Démilitarisation du régime, liberté de la presse, libération des détenus, sont les questions centrales autour desquelles s’articule l’émulation protestataire pour ce 39ème vendredi consécutif de manifestations, malgré les basses températures.
À 48 heures de l’ouverture de la campagne de la présidentielle prévue le 12 décembre, les Algériens sont à nouveau descendus massivement dans la rue pour dire non à un scrutin destiné selon eux à consacrer l’emprise des thuriféraires du pouvoir. C’est avec un état d’esprit empreint d’une très large colère que les manifestants sont sortis dans la rue, malgré les aléas climatiques, bravant les forces antiémeutes pour exprimer leur mécontentement face à la tenue du scrutin présidentiel.
Après avoir obtenu en avril le départ de la magistrature suprême d’Abdelaziz Bouteflika, au pouvoir depuis 1999, le mouvement de contestation inédit déclenché le 22 février, n’a pas été vidé de sa force mobilisatrice. Malgré aussi la centaine d’arrestations de manifestants, militants et journalistes depuis juin, et une vague de répression des manifestations entamée peu après l’annulation, faute de candidats, d’une première présidentielle le 4 juillet.
Une centaine de journalistes se ont pris part à la marche, portant un brassard blanc sur lequel était noté « journaliste libre », pour dénoncer les «intimidations et menaces» contre la presse.
« Ahmed Gaïd Salah, dégage ! », ont scandé à nouveau les manifestants à l’adresse du chef d’état-major de l’armée, homme fort de fait du pays depuis l’écartement de Bouteflika. « Les élections n’auront pas lieu ! », ont déclamé également les manifestants qui ont vilipendé la nouvelle loi pétrolière, adopté le 14 novembre et dont le projet avait été longtemps bloqué par diverses oppositions. Elle est la décision économique qui a soulevé le plus de polémique en Algérie. Le projet, entouré de rumeurs notamment sur la privatisation de la Société nationale pour le transport, la production et la commercialisation des hydrocarbures (Sonatrach) est accusé de vouloir céder les richesses énergétiques du p aux multinationales. Le gouvernement algérien, exécutif d’un plan sans réel processus d’élaboration des décisions, communique laconiquement et mal.

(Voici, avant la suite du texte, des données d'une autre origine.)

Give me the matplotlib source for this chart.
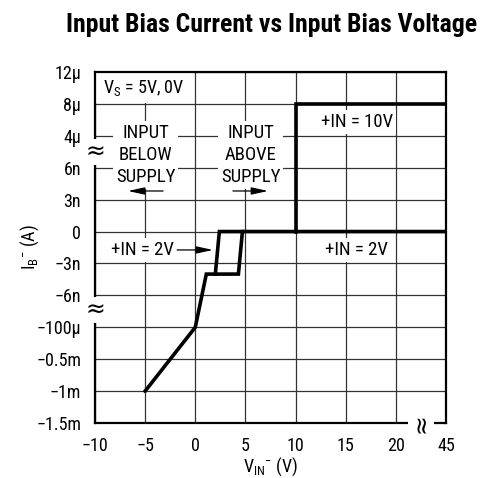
import numpy as np
import matplotlib.pyplot as plt
from matplotlib.patches import Rectangle

plt.rcParams['font.family'] = ['Roboto Condensed', 'DejaVu Sans']
plt.rcParams['mathtext.fontset'] = 'custom'
plt.rcParams['mathtext.rm'] = 'Roboto Condensed'

# axis ticks (broken axes -> evenly spaced ticks)
x_ticks = [-10, -5, 0, 5, 10, 15, 20, 45]
x_labels = ['\u221210', '\u22125', '0', '5', '10', '15', '20', '45']
y_ticks = [-1.5e-3, -1e-3, -0.5e-3, -100e-6, -6e-9, -3e-9, 0, 3e-9, 6e-9, 4e-6, 8e-6, 12e-6]
y_labels = ['\u22121.5m', '\u22121m', '\u22120.5m', '\u2212100\u00b5', '\u22126n', '\u22123n',
            '0', '3n', '6n', '4\u00b5', '8\u00b5', '12\u00b5']

# +IN = 2V (hysteresis loop)
vin_2v = [-5, 0, 1.1, 4.3, 4.7, 45]
ib_2v = [-1e-3, -100e-6, -4e-9, -4e-9, 0, 0]
vin_2v_b = [2.0, 2.4, 4.7]
ib_2v_b = [-4e-9, 0, 0]
# +IN = 10V
vin_10v = [10, 10, 45]
ib_10v = [0, 8e-6, 8e-6]

xi = np.arange(len(x_ticks))
yi = np.arange(len(y_ticks))


def fx(v):
    return np.interp(v, x_ticks, xi)


def fx_inv(p):
    return np.interp(p, xi, x_ticks)


def fy(v):
    return np.interp(v, y_ticks, yi)


def fy_inv(p):
    return np.interp(p, yi, y_ticks)


fig = plt.figure(figsize=(4.85, 4.78), dpi=100)
ax = fig.add_axes([95 / 485, 55 / 478, 351 / 485, 351 / 478])
ax.set_xscale('function', functions=(fx, fx_inv))
ax.set_yscale('function', functions=(fy, fy_inv))

ax.plot(vin_2v, ib_2v, color='black', lw=2.6, solid_joinstyle='miter', zorder=3)
ax.plot(vin_2v_b, ib_2v_b, color='black', lw=2.6, solid_joinstyle='miter', zorder=3)
ax.plot(vin_10v, ib_10v, color='black', lw=2.6, solid_joinstyle='miter', zorder=3)

ax.set_xlim(-10, 45)
ax.set_ylim(-1.5e-3, 12e-6)
ax.set_xticks(x_ticks, x_labels, fontsize=13)
ax.set_yticks(y_ticks, y_labels, fontsize=13)
ax.minorticks_off()
ax.tick_params(length=0)
ax.tick_params(axis='y', pad=10)
ax.tick_params(axis='x', pad=10)
ax.grid(True, color='#333333', lw=0.9)
for s in ax.spines.values():
    s.set_linewidth(1.6)

ax.set_xlabel(r'V$_\mathregular{IN}$$^\mathregular{-}$ (V)', fontsize=13)
ax.xaxis.set_label_coords(0.5, -0.093)
ax.set_ylabel(r'I$_\mathregular{B}$$^\mathregular{-}$ (A)', fontsize=13)
ax.yaxis.set_label_coords(-0.155, 0.5)

fig.text(0.56, 0.948, 'Input Bias Current vs Input Bias Voltage', ha='center', va='center',
         fontsize=18.5, fontweight='bold')

# supply label box in top-left cell
ax.add_patch(Rectangle((0, 10 / 11 + 0.004), 2 / 7 - 0.004, 1 / 11 - 0.004,
                       transform=ax.transAxes, facecolor='white', edgecolor='none', zorder=2))
ax.text(0.023, 0.953, r'V$_\mathregular{S}$ = 5V, 0V', transform=ax.transAxes,
        ha='left', va='center', fontsize=13, zorder=4)

box = dict(facecolor='white', edgecolor='none', pad=2)
ax.text(0.145, 0.764, 'INPUT\nBELOW\nSUPPLY', transform=ax.transAxes, ha='center', va='center',
        fontsize=13.5, linespacing=1.3, bbox=box, zorder=4)
ax.text(0.444, 0.764, 'INPUT\nABOVE\nSUPPLY', transform=ax.transAxes, ha='center', va='center',
        fontsize=13.5, linespacing=1.3, bbox=box, zorder=4)
ax.text(0.746, 0.858, '+IN = 10V', transform=ax.transAxes, ha='center', va='center',
        fontsize=13.5, bbox=box, zorder=4)
ax.text(0.746, 0.493, '+IN = 2V', transform=ax.transAxes, ha='center', va='center',
        fontsize=13.5, bbox=box, zorder=4)
ax.text(0.135, 0.493, '+IN = 2V', transform=ax.transAxes, ha='center', va='center',
        fontsize=13.5, bbox=box, zorder=4)

arrow = dict(arrowstyle='-|>,head_length=1.0,head_width=0.22', color='black', lw=0.9,
             shrinkA=0, shrinkB=0, mutation_scale=10)
for x0, x1, y in [(0.194, 0.094, 0.661), (0.393, 0.493, 0.661), (0.234, 0.336, 0.493)]:
    ax.annotate('', xy=(x1, y), xytext=(x0, y), xycoords='axes fraction',
                textcoords='axes fraction', arrowprops=arrow, zorder=4)

# axis break marks
brk = dict(facecolor='white', edgecolor='none', pad=0.5)
for y in [0.772, 0.322]:
    ax.text(0, y, '\u2248', transform=ax.transAxes, ha='center', va='center', fontsize=17,
            family='DejaVu Sans', bbox=brk, clip_on=False, zorder=5)
ax.text(0.929, 0, '\u2248', transform=ax.transAxes, ha='center', va='center', fontsize=17,
        family='DejaVu Sans', rotation=90, bbox=brk, clip_on=False, zorder=5)

fig.savefig('out.png', dpi=100)
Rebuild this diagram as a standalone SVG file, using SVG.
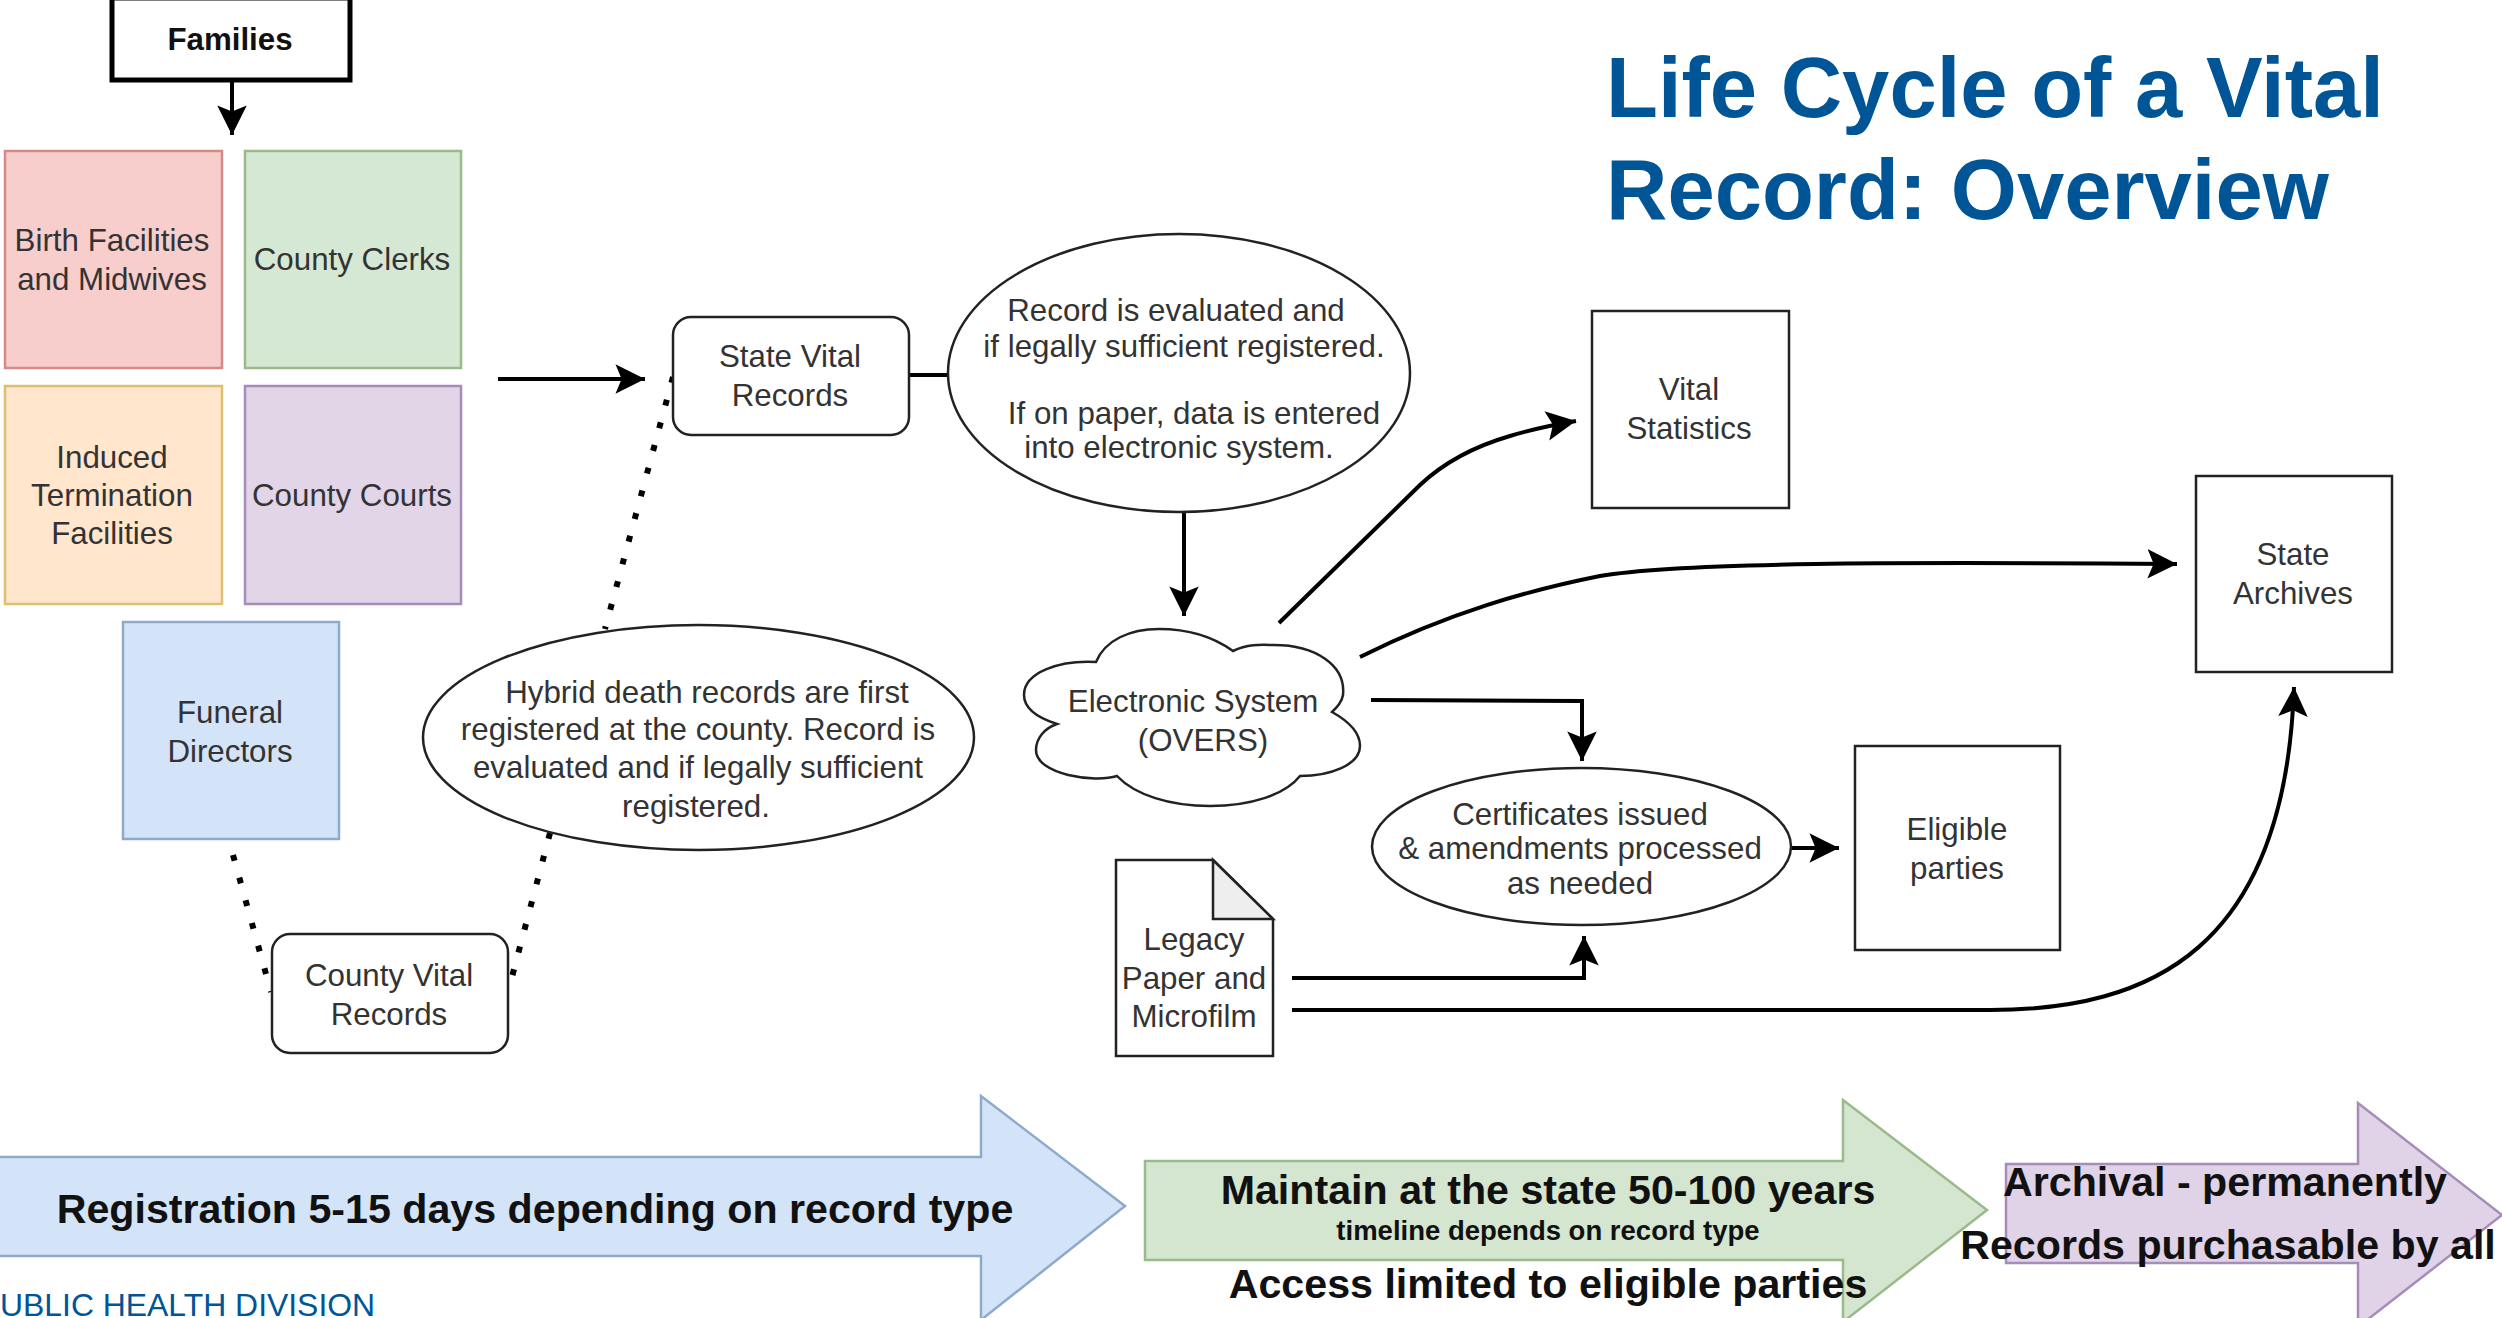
<svg xmlns="http://www.w3.org/2000/svg" width="2502" height="1318" viewBox="0 0 2502 1318">
<style>
text{font-family:"Liberation Sans",Arial,sans-serif;font-size:31.3px;fill:#333;text-anchor:middle}
.n{stroke:#222;stroke-width:2.5;fill:#fff}
.c{fill:none;stroke:#000;stroke-width:4}
.d{fill:none;stroke:#000;stroke-width:6;stroke-dasharray:6 17.5}
.b{font-weight:bold;fill:#111;font-size:41.2px}
.t{font-weight:bold;fill:#005596;font-size:85px;text-anchor:start}
</style>
<defs>
<marker id="a" markerUnits="userSpaceOnUse" markerWidth="32" markerHeight="32" refX="24" refY="12" viewBox="0 0 26 24" orient="auto"><path d="M0 0L24 12L0 24L5 12Z" fill="#000"/></marker>
</defs>
<rect width="2502" height="1318" fill="#fff"/>
<g id="arrow-registration"><path d="M-5 1157H981V1096L1125 1206L981 1320V1256H-5Z" fill="#d4e4f8" stroke="#8eaacb" stroke-width="2.5"/><text class="b" x="535" y="1223">Registration 5-15 days depending on record type</text></g>
<g id="arrow-maintain"><path d="M1145 1161H1843V1100L1987 1210L1843 1322V1260H1145Z" fill="#d4e6cf" stroke="#9aba8a" stroke-width="2.5"/><text class="b" x="1548" y="1204">Maintain at the state 50-100 years</text><text class="b" style="font-size:27.5px" x="1548" y="1240">timeline depends on record type</text><text class="b" x="1548" y="1298">Access limited to eligible parties</text></g>
<g id="arrow-archival"><path d="M2006 1164H2358V1103L2502 1215L2358 1327V1263H2006Z" fill="#e0d3e8" stroke="#a68cb8" stroke-width="2.5"/><text class="b" x="2225" y="1196">Archival - permanently</text><text class="b" x="2228" y="1259">Records purchasable by all</text></g>
<g id="connectors">
<path class="c" d="M232 80V135" marker-end="url(#a)"/>
<path class="c" d="M498 379H645" marker-end="url(#a)"/>
<path class="c" d="M909 375H948"/>
<path class="d" d="M673 377L605 629"/>
<path class="d" d="M233 855L271 992"/>
<path class="d" d="M550 833L508 992"/>
<path class="c" d="M1184 513V616" marker-end="url(#a)"/>
<path class="c" d="M1279 623L1420 485Q1455 452 1510 436Q1540 427 1576 421" marker-end="url(#a)"/>
<path class="c" d="M1360 657C1450 612 1530 590 1600 576C1680 562 1900 562 2177 564" marker-end="url(#a)"/>
<path class="c" d="M1371 700L1582 701V761" marker-end="url(#a)"/>
<path class="c" d="M1791 848H1839" marker-end="url(#a)"/>
<path class="c" d="M1292 978H1584V936" marker-end="url(#a)"/>
<path class="c" d="M1292 1010H1990C2150 1010 2285 950 2294 687" marker-end="url(#a)"/>
</g>
<g id="families"><rect x="112" y="-2" width="238" height="82" fill="#fff" stroke="#000" stroke-width="5"/><text x="230" y="50" style="font-weight:bold;fill:#111">Families</text></g>
<g id="birth"><rect x="5" y="151" width="217" height="217" fill="#f8cecc" stroke="#d58a88" stroke-width="2.5"/><text x="112" y="251">Birth Facilities</text><text x="112" y="290">and Midwives</text></g>
<g id="clerks"><rect x="245" y="151" width="216" height="217" fill="#d5e8d4" stroke="#9aba8a" stroke-width="2.5"/><text x="352" y="270">County Clerks</text></g>
<g id="induced"><rect x="5" y="386" width="217" height="218" fill="#ffe6cc" stroke="#dcc070" stroke-width="2.5"/><text x="112" y="468">Induced</text><text x="112" y="506">Termination</text><text x="112" y="544">Facilities</text></g>
<g id="courts"><rect x="245" y="386" width="216" height="218" fill="#e1d5e7" stroke="#a68cb8" stroke-width="2.5"/><text x="352" y="506">County Courts</text></g>
<g id="funeral"><rect x="123" y="622" width="216" height="217" fill="#d4e4f8" stroke="#8eaacb" stroke-width="2.5"/><text x="230" y="723">Funeral</text><text x="230" y="762">Directors</text></g>
<g id="state-vital"><rect class="n" x="673" y="317" width="236" height="118" rx="18"/><text x="790" y="367">State Vital</text><text x="790" y="406">Records</text></g>
<g id="county-vital"><rect class="n" x="272" y="934" width="236" height="119" rx="18"/><text x="389" y="986">County Vital</text><text x="389" y="1025">Records</text></g>
<g id="hybrid"><ellipse class="n" cx="698.5" cy="737.5" rx="275.5" ry="112.5"/><text x="707" y="703">Hybrid death records are first</text><text x="698" y="740">registered at the county. Record is</text><text x="698" y="778">evaluated and if legally sufficient</text><text x="696" y="817">registered.</text></g>
<g id="evaluate"><ellipse class="n" cx="1179" cy="373" rx="231" ry="139"/><text x="1176" y="321">Record is evaluated and</text><text x="1184" y="357">if legally sufficient registered.</text><text x="1194" y="424">If on paper, data is entered</text><text x="1179" y="458">into electronic system.</text></g>
<g id="vital-statistics"><rect class="n" x="1592" y="311" width="197" height="197"/><text x="1689" y="400">Vital</text><text x="1689" y="439">Statistics</text></g>
<g id="state-archives"><rect class="n" x="2196" y="476" width="196" height="196"/><text x="2293" y="565">State</text><text x="2293" y="604">Archives</text></g>
<g id="electronic"><path class="n" d="M1096 662C1105 640 1130 629 1159 629C1190 629 1215 638 1233 651C1250 643 1265 645 1274 645C1315 645 1346 665 1343 695C1342 702 1337 707 1332 712C1350 722 1360 733 1360 746C1360 765 1330 776 1300 776C1285 795 1250 806 1210 806C1170 806 1135 795 1117 776C1095 783 1036 775 1036 750C1036 738 1045 728 1057 724C1035 717 1024 708 1024 695C1024 672 1060 660 1096 662Z"/><text x="1193" y="712">Electronic System</text><text x="1203" y="751">(OVERS)</text></g>
<g id="certificates"><ellipse class="n" cx="1581.5" cy="846.5" rx="209.5" ry="78.5"/><text x="1580" y="825">Certificates issued</text><text x="1580" y="859">&amp; amendments processed</text><text x="1580" y="894">as needed</text></g>
<g id="eligible"><rect class="n" x="1855" y="746" width="205" height="204"/><text x="1957" y="840">Eligible</text><text x="1957" y="879">parties</text></g>
<g id="legacy"><path class="n" d="M1116 860H1213L1273 919V1056H1116Z"/><path d="M1213 860L1273 919H1213Z" fill="#eee" stroke="#222" stroke-width="2.5"/><text x="1194" y="950">Legacy</text><text x="1194" y="989">Paper and</text><text x="1194" y="1027">Microfilm</text></g>
<g id="title"><text class="t" x="1606" y="117">Life Cycle of a Vital</text><text class="t" x="1606" y="219">Record: Overview</text></g>
<text x="0" y="1316" style="text-anchor:start;fill:#005596;font-size:31.9px">UBLIC HEALTH DIVISION</text>
</svg>
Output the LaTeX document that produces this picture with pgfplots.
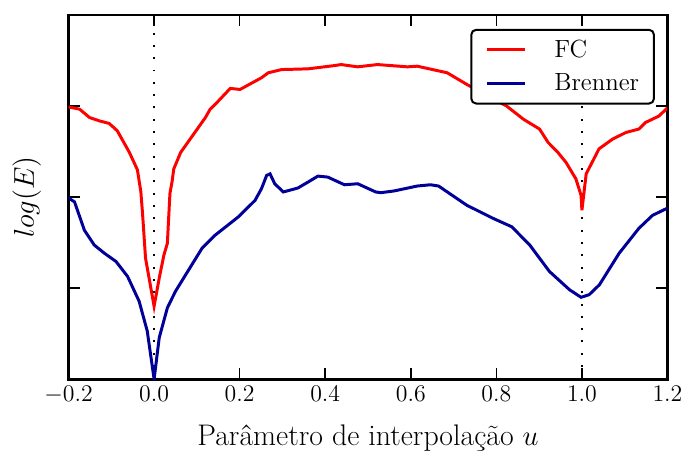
\documentclass[border=0pt]{standalone}
\usepackage{fontspec}
\usepackage{pgfplots}
\pgfplotsset{compat=1.18}
\definecolor{fcred}{RGB}{255,0,0}
\definecolor{brblue}{RGB}{0,0,153}

\pgfplotstableread{
u      y
-0.200 2.99
-0.174 2.965
-0.151 2.874
-0.128 2.837
-0.105 2.809
-0.086 2.728
-0.058 2.493
-0.039 2.30
-0.031 2.06
-0.027 1.82
-0.020 1.33
0.000  0.803
0.012  1.112
0.023  1.366
0.031  1.493
0.037  2.04
0.042  2.17
0.046  2.31
0.062  2.49
0.120  2.874
0.131  2.965
0.143  3.019
0.178  3.193
0.201  3.182
0.251  3.31
0.267  3.365
0.298  3.40
0.360  3.408
0.422  3.444
0.437  3.455
0.476  3.43
0.522  3.455
0.592  3.43
0.615  3.437
0.685  3.365
0.731  3.237
0.777  3.117
0.824  3.00
0.863  2.856
0.901  2.747
0.921  2.60
0.944  2.49
0.963  2.38
0.986  2.20
0.998  2.02
1.000  1.856
1.010  2.256
1.040  2.53
1.072  2.638
1.103  2.71
1.133  2.747
1.149  2.82
1.180  2.89
1.200  2.98
}\fcdata

\pgfplotstableread{
u      y
-0.200 1.99
-0.186 1.948
-0.163 1.638
-0.140 1.475
-0.116 1.384
-0.089 1.294
-0.062 1.130
-0.035 0.858
-0.016 0.531
0.000  0.003
0.012  0.458
0.031  0.785
0.050  0.967
0.112  1.439
0.143  1.584
0.197  1.784
0.236  1.965
0.251  2.093
0.263  2.238
0.271  2.256
0.282  2.147
0.302  2.057
0.336  2.10
0.360  2.166
0.383  2.231
0.406  2.22
0.445  2.136
0.476  2.147
0.518  2.057
0.530  2.049
0.561  2.068
0.615  2.122
0.646  2.136
0.665  2.122
0.731  1.911
0.793  1.766
0.836  1.675
0.878  1.475
0.924  1.185
0.971  0.984
0.998  0.901
1.017  0.930
1.041  1.039
1.087  1.384
1.133  1.657
1.165  1.80
1.200  1.88
}\brdata

\begin{document}
\begin{tikzpicture}
\begin{axis}[
  scale only axis, width=301.5pt, height=183.5pt,
  xmin=-0.2, xmax=1.2, ymin=0, ymax=4,
  xtick={-0.2,0,0.2,0.4,0.6,0.8,1.0,1.2},
  xticklabel style={/pgf/number format/.cd,fixed,fixed zerofill,precision=1},
  ytick={1,2,3}, yticklabels={},
  tick align=inside, major tick length=5.8pt,
  tick style={black, line width=0.8pt},
  axis line style={line width=1.3pt},
  tick label style={font=\fontsize{12.5}{14}\selectfont},
  label style={font=\fontsize{15}{17}\selectfont},
  xlabel={Parâmetro de interpolação $u$},
  ylabel={$log(E)$},
  xlabel style={at={([yshift=-29.4pt]axis description cs:0.5,0)}, anchor=center},
  ylabel style={at={([xshift=-21pt]axis description cs:0,0.5)}, anchor=center},
  legend style={at={([xshift=-6.3pt,yshift=-7pt]axis description cs:1,1)}, anchor=north east,
    draw=black, line width=1pt, rounded corners=2.5pt,
    font=\fontsize{12.5}{14}\selectfont, row sep=1.8pt, column sep=11.5pt,
    inner xsep=5pt, inner ysep=2.5pt,
    nodes={inner xsep=2.5pt, inner ysep=2.5pt}},
  legend cell align=left,
  legend image code/.code={\path (0pt,0pt); \draw[#1, line width=1.5pt] (2pt,0pt) -- (21.3pt,0pt);},
]
\addplot[black, dash pattern=on 1pt off 5.2pt, line width=1.1pt, forget plot] coordinates {(0,0) (0,4)};
\addplot[black, dash pattern=on 1pt off 5.2pt, line width=1.1pt, forget plot] coordinates {(1,0) (1,4)};
\addplot[fcred, line width=1.5pt] table[x=u,y=y] {\fcdata};
\addlegendentry{FC}
\addplot[brblue, line width=1.5pt] table[x=u,y=y] {\brdata};
\addlegendentry{Brenner}
\end{axis}
\path (current axis.south west) ++(-34.5pt,-36.5pt)
  rectangle ([xshift=8.5pt,yshift=7.5pt]current axis.north east);
\end{tikzpicture}
\end{document}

Les manifestants jugent «opaque» l’élaboration des politiques jugées stratégiques et contestent les détenteurs du «pouvoir réel», surtout le commandement militaire qui joue dans l’ombre un rôle politique ou économique capital dans la formation des décisions au détriment des pouvoirs publics.
Des panneaux électoraux ont commencé à être recouverts de slogans hostiles au vote, selon des images publiées sur les plates-formes des réseaux sociaux, où des appels à perturber le déplacement des candidats commencent également à être répandus.Cinq candidats sont en lice, tous ayant participé aux 20 ans de présidence Bouteflika ou l’ayant soutenu, parmi lesquels les ex-Premiers ministres Ali Benflis et Abdelmajid Tebboune, des septuagénaires qui font office de favoris de cette échéance.
Dans la perspective politique actuelle, l’abstention obéit à une toute autre logique. Ce n’est pas le désintéressement qui préside à l’abstention mais la perception que les citoyens ont du vote. Aussi choisiraient-ils, en toute connaissance de cause, de ne pas voter, en raison « l’intégrité morale douteuse » des candidats issus de structures impopulaires. De nombreux manifestants sont venus la veille de province pour éviter les barrages de gendarmerie qui, chaque vendredi, ralentissent ou bloquent le trafic aux entrées d’Alger.